Integrating Stripe. We have found a great developer to help us implement Stripe for our Donations, Membership and soon Event registration. One key requirement was to not have any persistent services running (like a database) and the code needed to be sanitized for credentials since anyone can view our pages. We elected to implement these services using code also running privately on our Azure instance so while the forms are public, the backend verifies transactions and hides sensitive credentials. One fun little feature this design afforded us was the ability to auto populate supporter information on Projects or Chapters. If you are on a Chapter page and you click our Donate button an option appears on the donation form “Please publicly list me as a supporter of x” and if selected our code will place that name into the proper file in that chapter/project repo for public consumption.
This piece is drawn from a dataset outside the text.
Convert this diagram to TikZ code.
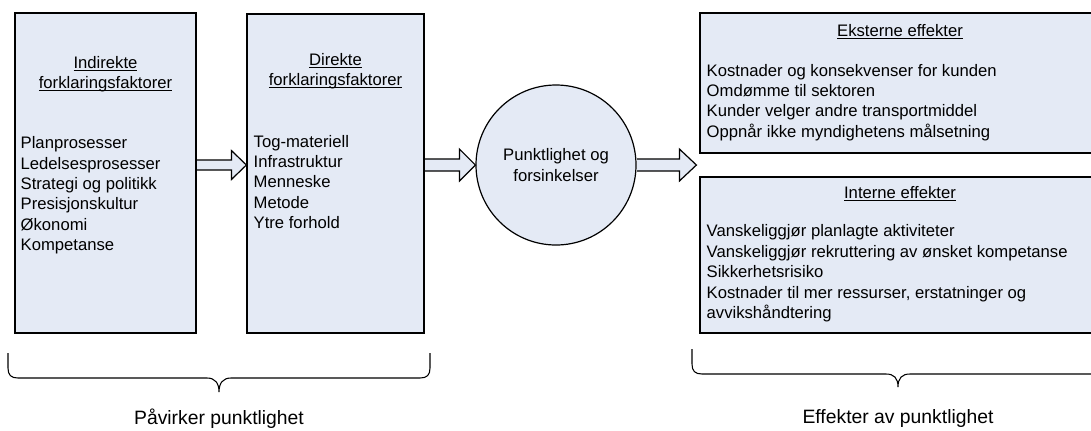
\documentclass[tikz,border=0pt]{standalone}
\usepackage{fontspec}
\setmainfont{Liberation Sans}
\usetikzlibrary{calc}
\usetikzlibrary{positioning}

\definecolor{boxfill}{RGB}{228,234,245}
\newcommand\undr[1]{\setbox0=\hbox{#1}\rlap{\rule[-1.9pt]{\wd0}{0.6pt}}\box0}

\tikzset{
  box/.style={draw, fill=boxfill, line width=0.9pt, inner sep=0pt},
  head/.style={align=center, inner sep=0pt, font=\fontsize{12.5}{15.3}\selectfont},
  list/.style={align=left, anchor=west, inner sep=0pt, font=\fontsize{12.5}{15.3}\selectfont},
  fatarrow/.style={draw, fill=boxfill, line width=0.9pt, line join=miter},
  brace/.style={draw, line width=0.8pt},
  caption/.style={inner sep=0pt, font=\fontsize{14.5}{17}\selectfont}
}

\begin{document}
\begin{tikzpicture}[x=0.75pt, y=-0.75pt]
  \useasboundingbox (0,0) rectangle (1091,430);
  \clip (0,0) rectangle (1091,430);

  %% boxes
  \node[box, minimum width=135.75pt, minimum height=240pt] (ind) at (105.5,173) {};
  \node[box, minimum width=132.75pt, minimum height=239.25pt] (dir) at (335.5,173.5) {};
  \node[box, circle, minimum size=120pt, head] (punkt) at (556,165)
    {Punktlighet og\\forsinkelser};
  \node[box, minimum width=300pt, minimum height=105pt] (ext) at (900,83) {};
  \node[box, minimum width=300pt, minimum height=117pt] (int) at (900,255) {};

  %% texts in the boxes
  \node[head] (indHead) at ($(ind.north)+(0,61.5)$)
    {\undr{Indirekte}\\\undr{forklaringsfaktorer}};
  \node[list] (indList) at ($(ind.north west)+(6,183)$)
    {Planprosesser\\Ledelsesprosesser\\Strategi og politikk\\Presisjonskultur\\Økonomi\\Kompetanse};
  \node[head] (dirHead) at ($(dir.north)+(0,57.5)$)
    {\undr{Direkte}\\\undr{forklaringsfaktorer}};
  \node[list] (dirList) at ($(dir.north west)+(7,168.5)$)
    {Tog-materiell\\Infrastruktur\\Menneske\\Metode\\Ytre forhold};
  \node[head] (extHead) at ($(ext.north)+(0,19)$) {\undr{Eksterne effekter}};
  \node[list] (extList) at ($(ext.north west)+(7,90)$)
    {Kostnader og konsekvenser for kunden\\Omdømme til sektoren\\Kunder velger andre transportmiddel\\Oppnår ikke myndighetens målsetning};
  \node[head] (intHead) at ($(int.north)+(0,17)$) {\undr{Interne effekter}};
  \node[list] (intList) at ($(int.north west)+(7,97)$)
    {Vanskeliggjør planlagte aktiviteter\\Vanskeliggjør rekruttering av ønsket kompetanse\\Sikkerhetsrisiko\\Kostnader til mer ressurser, erstatninger og\\avvikshåndtering};

  %% block arrows
  \coordinate (a1s) at (ind.east |- punkt.center);
  \coordinate (a1e) at (dir.west |- punkt.center);
  \path[fatarrow] ($(a1s)+(0.6,-5)$) -- ($(a1e)+(-15,-5)$) -- ($(a1e)+(-15,-14.5)$) -- (a1e)
    -- ($(a1e)+(-15,14.5)$) -- ($(a1e)+(-15,5)$) -- ($(a1s)+(0.6,5)$);
  \coordinate (a2s) at (dir.east |- punkt.center);
  \coordinate (a2e) at (punkt.west);
  \path[fatarrow] ($(a2s)+(0.6,-6)$) -- ($(a2e)+(-16,-6)$) -- ($(a2e)+(-16,-16)$) -- (a2e)
    -- ($(a2e)+(-16,16)$) -- ($(a2e)+(-16,6)$) -- ($(a2s)+(0.6,6)$);
  \coordinate (a3s) at (punkt.east);
  \coordinate (a3e) at ($(ext.west |- punkt.center)+(-3,0)$);
  \path[fatarrow] ($(a3s)+(0.6,-6)$) -- ($(a3e)+(-17,-6)$) -- ($(a3e)+(-17,-16)$) -- (a3e)
    -- ($(a3e)+(-17,16)$) -- ($(a3e)+(-17,6)$) -- ($(a3s)+(0.6,6)$);

  %% braces
  \path[brace] (8,353) -- (8,368) .. controls (8,375) and (11,378) .. (18,378) -- (207,378)
    .. controls (215,378) and (219,383) .. (219,392)
    .. controls (219,383) and (223,378) .. (231,378) -- (420,378)
    .. controls (427,378) and (430,375) .. (430,368) -- (430,353);
  \path[brace] (692,349) -- (692,364) .. controls (692,371) and (695,374) .. (702,374) -- (886,374)
    .. controls (894,374) and (898,378) .. (898,387)
    .. controls (898,378) and (902,374) .. (910,374) -- (1100,374);

  \node[caption] (capA) at (219,419) {Påvirker punktlighet};
  \node[caption] (capB) at (898,418) {Effekter av punktlighet};
\end{tikzpicture}
\end{document}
Outstanding Issues. We have a list of features for Pages. Some critical but most are for convenience. The biggest issue for our community is how Pages publishes security headers. They know it’s an issue, and I’m confident it’s on the list.
Final Analysis. It is my personal view that more groups like us should consider Pages for their CMS. In the post-modern web, content publishing isn’t what is was like 20 years ago and more organizations should recognize it. Also tools and tastes evolve with each new generation of developers and today’s tool is GitHub.